Um ano sem aula cobrará preço devastador em vidas intelectuais e profissionais amputadas
Vejo, melancólico, as fotos de Adriano Vizoni, das escolas públicas fechadas (Folha, 27.jul). Lembro das primeiras escolas em que dei aulas, em Carapicuíba e Caucaia do Alto, nos idos de 1978. A placidez com que o Brasil encara a interrupção eterna do ano escolar é um retrato em preto e branco do desprezo nacional pelos pobres —e pela educação.
Cito os estudos científicos sobre as escolas básicas suecas, que nunca fecharam, e alemãs, reabertas em maio? Eles mostram o risco irrisório do retorno parcial às aulas, sob os conhecidos protocolos sanitários, durante o declínio das infecções. Menciono a orientação do Centro de Controle de Doenças dos EUA —são médicos, não agentes de Trump— de próximo retorno às aulas (bit.ly/30ac7AZ)? Melhor não.
“Você quer matar as crianças, os professores, os pais e os avôs!”; “arauto da necropolítica!”; “genocida!”. As réplicas rituais surgem, aos gritos, de quem jamais lerá estudo algum —mas não cansa de empregar a palavra “ciência”.

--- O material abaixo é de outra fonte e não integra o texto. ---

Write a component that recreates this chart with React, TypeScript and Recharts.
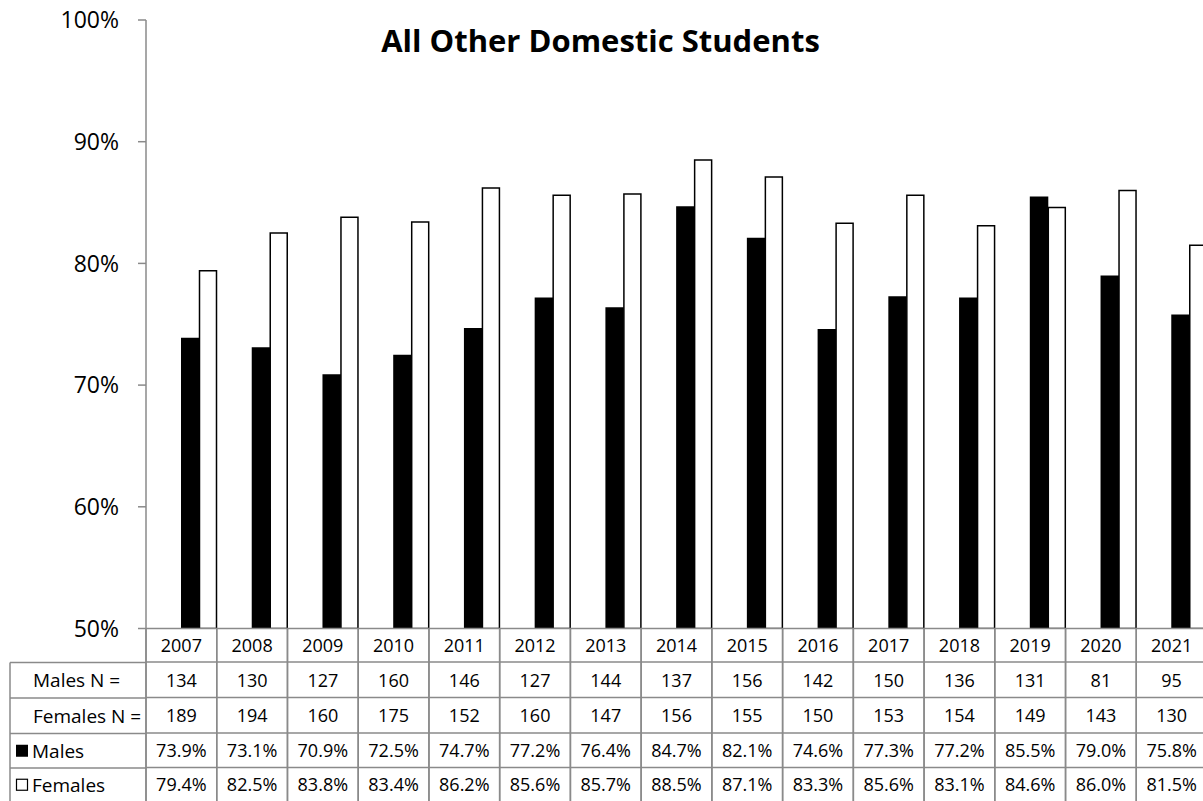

Falar em escolas já produziu até uma nova especialidade acadêmica. Um matemático da FGV criou um modelo profético que garantia a morte de milhares de crianças em poucas semanas de aulas. Depois, voltou atrás, alegando “empolgação”, reconhecendo equívocos de comunicação e estratosféricas incertezas estatísticas. Com o vírus, ao lado da Matemática Pura e da Aplicada, nasceu a Matemática Empolgada.
“Uma única vida perdida”, porém, seria suficiente para manter as escolas fechadas, concluiu o matemático, jogando no lixo seu monumento estatístico em ruínas. De acordo com o modelo mental hegemônico entre governantes e especialistas fechados na bolha da alta classe média, crianças sem aula foram isoladas em tubos de vácuo: não brincam nas ruas, não retornam às suas casas e, portanto, não transmitem o vírus.
Sindicatos de professores concorrem, em corporativismo, com associações de policiais. A simples menção à hipótese longínqua de reabertura escolar deflagra ameaças de greves. Dirigentes das entidades querem evitar a volta às aulas até o advento da vacina. O fenômeno é mundial: um manifesto do sindicato de professores de Los Angeles lista dezenas de pressupostos para a reabertura, inclusive a implantação de um sistema universal de saúde nos EUA. Esqueceram de exigir a prévia abolição do papado.
O Plano São Paulo prevê a retomada de aulas apenas um mês depois de todas as regiões atingirem em uníssono a etapa amarela. Por que uma escola paulistana não pode reabrir enquanto ainda pesam restrições sanitárias em Araçatuba? João Gabbardo, do centro de contingência, explicou que o obstáculo não decorre de critérios epidemiológicos, mas de uma norma de uniformidade da Secretaria de Educação.
De fato, um outro vírus, ainda mais contagioso, controla os portões escolares. O nome dele é política eleitoral.
Os pais têm medo, um sentimento compreensível, em parte derivado da “empolgação” jornalística. Nos dias em curso, a notícia lateral de que a França foi obrigada a fechar novamente algumas dezenas de escolas soterra a informação sobre a reabertura em segurança de 40 mil escolas. Nesses tempos, apesar do elogio editorial à ciência, um matemático empolgado ganha as manchetes que ignoram pesquisas epidemiológicas baseadas em evidências.
Na escola, as crianças aprendem a aprender. Um ano sem aula cobrará preço devastador em vidas intelectuais e profissionais amputadas. Bons professores sabem disso —e não precisam curvar-se às ordens dos chefões sindicais.
Como os médicos e enfermeiros, eles têm o dever cívico de levantar as mãos, declarando-se prontos a enfrentar riscos muito menores. De minha parte, vai aqui uma mensagem de voluntariado ao governo estadual: estou pronto a voltar a meus 19 anos, substituindo professores recalcitrantes em qualquer escola pública —até a vacina.
*Demétrio Magnoli, sociólogo, autor de “Uma Gota de Sangue: História do Pensamento Racial”. É doutor em geografia humana pela USP.